Dataset excerpt:
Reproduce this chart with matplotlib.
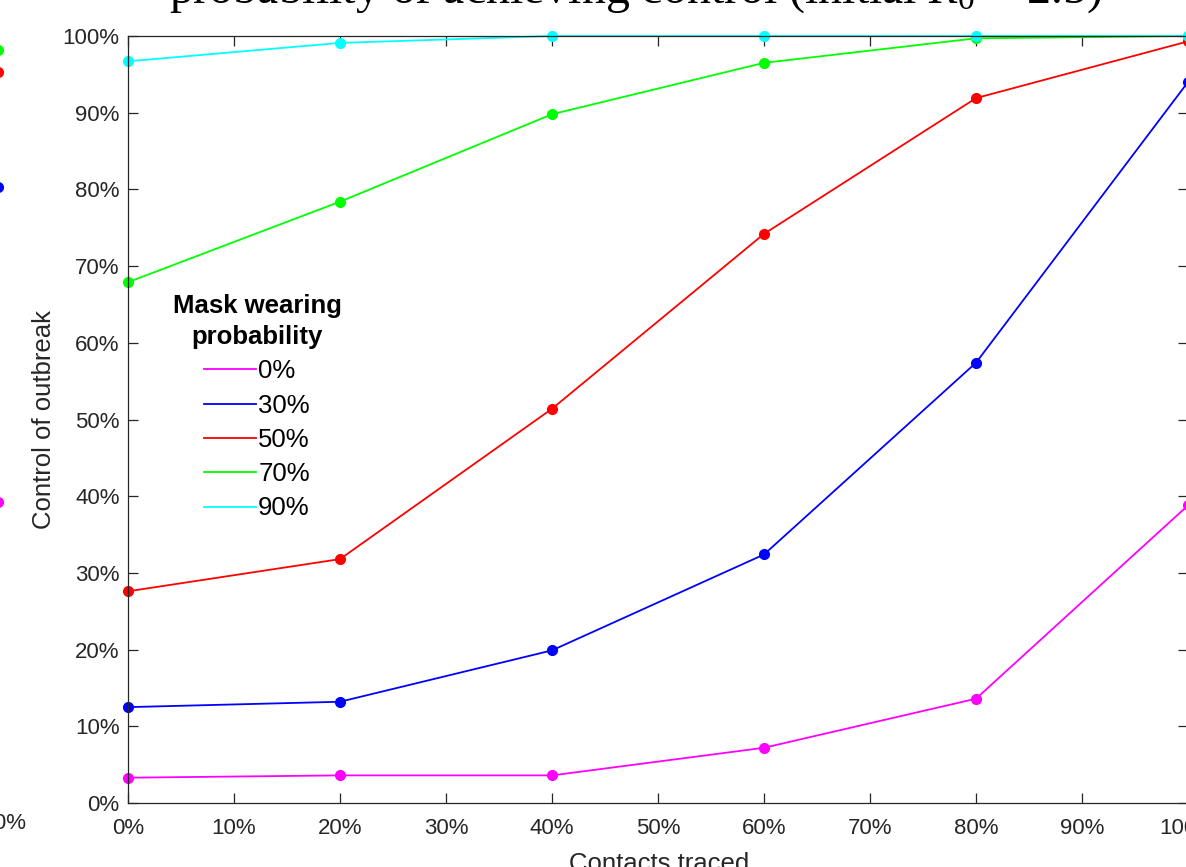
import matplotlib
matplotlib.use("Agg")
import matplotlib.pyplot as plt
from matplotlib.ticker import PercentFormatter

### DATA ###
contacts_traced = [0, 20, 40, 60, 80, 100]
mask_labels = ["0%", "30%", "50%", "70%", "90%"]
mask_colors = ["#ff00ff", "#0000ff", "#ff0000", "#00ff00", "#00ffff"]
control_mask0 = [3.3, 3.6, 3.6, 7.2, 13.6, 38.8]
control_mask30 = [12.5, 13.2, 19.9, 32.4, 57.4, 94.0]
control_mask50 = [27.6, 31.8, 51.4, 74.2, 91.9, 99.3]
control_mask70 = [67.9, 78.4, 89.8, 96.5, 99.7, 100.0]
control_mask90 = [96.7, 99.1, 100.0, 100.0, 100.0, 100.0]
all_series = [control_mask0, control_mask30, control_mask50, control_mask70, control_mask90]

# end points of the neighbouring panel that peek in at the left edge
neighbour_x = [100, 100, 100, 100]
neighbour_y = [38.9, 80.2, 95.3, 98.2]
neighbour_colors = ["#ff00ff", "#0000ff", "#ff0000", "#00ff00"]

ticks = list(range(0, 101, 10))

### FIGURE ###
W, H = 1186, 867
plt.rcParams["font.family"] = ["Liberation Sans", "DejaVu Sans"]
plt.rcParams["mathtext.fontset"] = "custom"
plt.rcParams["mathtext.rm"] = "Liberation Serif"
plt.rcParams["mathtext.it"] = "Liberation Serif:italic"

fig = plt.figure(figsize=(W / 100, H / 100), dpi=100)
grey = "#262626"

def px_box(left, top, right, bottom):
    return [left / W, 1 - bottom / H, (right - left) / W, (bottom - top) / H]

def style_axes(ax):
    ax.set_xlim(0, 100)
    ax.set_ylim(0, 100)
    ax.set_xticks(ticks)
    ax.set_yticks(ticks)
    ax.xaxis.set_major_formatter(PercentFormatter(decimals=0))
    ax.yaxis.set_major_formatter(PercentFormatter(decimals=0))
    ax.tick_params(direction="in", length=7, width=0.9, colors=grey,
                   labelsize=16, top=True, right=True)
    ax.tick_params(axis="x", pad=11)
    ax.tick_params(axis="y", pad=6)
    for s in ax.spines.values():
        s.set_color(grey)
        s.set_linewidth(0.9)

# neighbouring panel (mostly off the canvas)
ax0 = fig.add_axes(px_box(-1062, 36, -2, 798))
style_axes(ax0)
for xv, yv, c in zip(neighbour_x, neighbour_y, neighbour_colors):
    ax0.plot([xv], [yv], "o", color=c, markersize=7, clip_on=False)

# main panel
ax = fig.add_axes(px_box(128, 36, 1188, 803))
style_axes(ax)
for series, lab, col in zip(all_series, mask_labels, mask_colors):
    ax.plot(contacts_traced, series, "-o", color=col, linewidth=1.3,
            markersize=7, label=lab, clip_on=False)

ax.set_ylabel("Control of outbreak", fontsize=18.5, color=grey)
ax.yaxis.set_label_coords((56 - 128) / 1060, 0.5)

fig.text(659 / W, -4 / H, "Contacts traced", fontsize=18.5, color=grey,
         ha="center", va="baseline")

fig.text(635 / W, 1 - 3 / H, "probability of achieving control (initial $R_0$ = 2.5)",
         fontsize=34.5, family="Liberation Serif", ha="center", va="baseline")

leg = ax.legend(title="Mask wearing\nprobability", frameon=False, fontsize=18.5,
                loc="center", bbox_to_anchor=(257 / W, 1 - 407 / H),
                bbox_transform=fig.transFigure, handlelength=2.0,
                handletextpad=0.1, labelspacing=0.4,
                title_fontproperties={"weight": "bold", "size": 18.5})
leg.get_title().set_multialignment("center")
leg.get_title().set_linespacing(1.4)
for line in leg.get_lines():
    line.set_marker("")
    line.set_linewidth(1.3)

fig.savefig("out.png", dpi=100)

Instruction: Write the full listing out again with every line unchanged, but include no pictures.

Response to the exercise:
Reproduce this chart with matplotlib.
import matplotlib
matplotlib.use("Agg")
import matplotlib.pyplot as plt
from matplotlib.ticker import PercentFormatter

### DATA ###
contacts_traced = [0, 20, 40, 60, 80, 100]
mask_labels = ["0%", "30%", "50%", "70%", "90%"]
mask_colors = ["#ff00ff", "#0000ff", "#ff0000", "#00ff00", "#00ffff"]
control_mask0 = [3.3, 3.6, 3.6, 7.2, 13.6, 38.8]
control_mask30 = [12.5, 13.2, 19.9, 32.4, 57.4, 94.0]
control_mask50 = [27.6, 31.8, 51.4, 74.2, 91.9, 99.3]
control_mask70 = [67.9, 78.4, 89.8, 96.5, 99.7, 100.0]
control_mask90 = [96.7, 99.1, 100.0, 100.0, 100.0, 100.0]
all_series = [control_mask0, control_mask30, control_mask50, control_mask70, control_mask90]

# end points of the neighbouring panel that peek in at the left edge
neighbour_x = [100, 100, 100, 100]
neighbour_y = [38.9, 80.2, 95.3, 98.2]
neighbour_colors = ["#ff00ff", "#0000ff", "#ff0000", "#00ff00"]

ticks = list(range(0, 101, 10))

### FIGURE ###
W, H = 1186, 867
plt.rcParams["font.family"] = ["Liberation Sans", "DejaVu Sans"]
plt.rcParams["mathtext.fontset"] = "custom"
plt.rcParams["mathtext.rm"] = "Liberation Serif"
plt.rcParams["mathtext.it"] = "Liberation Serif:italic"

fig = plt.figure(figsize=(W / 100, H / 100), dpi=100)
grey = "#262626"

def px_box(left, top, right, bottom):
    return [left / W, 1 - bottom / H, (right - left) / W, (bottom - top) / H]

def style_axes(ax):
    ax.set_xlim(0, 100)
    ax.set_ylim(0, 100)
    ax.set_xticks(ticks)
    ax.set_yticks(ticks)
    ax.xaxis.set_major_formatter(PercentFormatter(decimals=0))
    ax.yaxis.set_major_formatter(PercentFormatter(decimals=0))
    ax.tick_params(direction="in", length=7, width=0.9, colors=grey,
                   labelsize=16, top=True, right=True)
    ax.tick_params(axis="x", pad=11)
    ax.tick_params(axis="y", pad=6)
    for s in ax.spines.values():
        s.set_color(grey)
        s.set_linewidth(0.9)

# neighbouring panel (mostly off the canvas)
ax0 = fig.add_axes(px_box(-1062, 36, -2, 798))
style_axes(ax0)
for xv, yv, c in zip(neighbour_x, neighbour_y, neighbour_colors):
    ax0.plot([xv], [yv], "o", color=c, markersize=7, clip_on=False)

# main panel
ax = fig.add_axes(px_box(128, 36, 1188, 803))
style_axes(ax)
for series, lab, col in zip(all_series, mask_labels, mask_colors):
    ax.plot(contacts_traced, series, "-o", color=col, linewidth=1.3,
            markersize=7, label=lab, clip_on=False)

ax.set_ylabel("Control of outbreak", fontsize=18.5, color=grey)
ax.yaxis.set_label_coords((56 - 128) / 1060, 0.5)

fig.text(659 / W, -4 / H, "Contacts traced", fontsize=18.5, color=grey,
         ha="center", va="baseline")

fig.text(635 / W, 1 - 3 / H, "probability of achieving control (initial $R_0$ = 2.5)",
         fontsize=34.5, family="Liberation Serif", ha="center", va="baseline")

leg = ax.legend(title="Mask wearing\nprobability", frameon=False, fontsize=18.5,
                loc="center", bbox_to_anchor=(257 / W, 1 - 407 / H),
                bbox_transform=fig.transFigure, handlelength=2.0,
                handletextpad=0.1, labelspacing=0.4,
                title_fontproperties={"weight": "bold", "size": 18.5})
leg.get_title().set_multialignment("center")
leg.get_title().set_linespacing(1.4)
for line in leg.get_lines():
    line.set_marker("")
    line.set_linewidth(1.3)

fig.savefig("out.png", dpi=100)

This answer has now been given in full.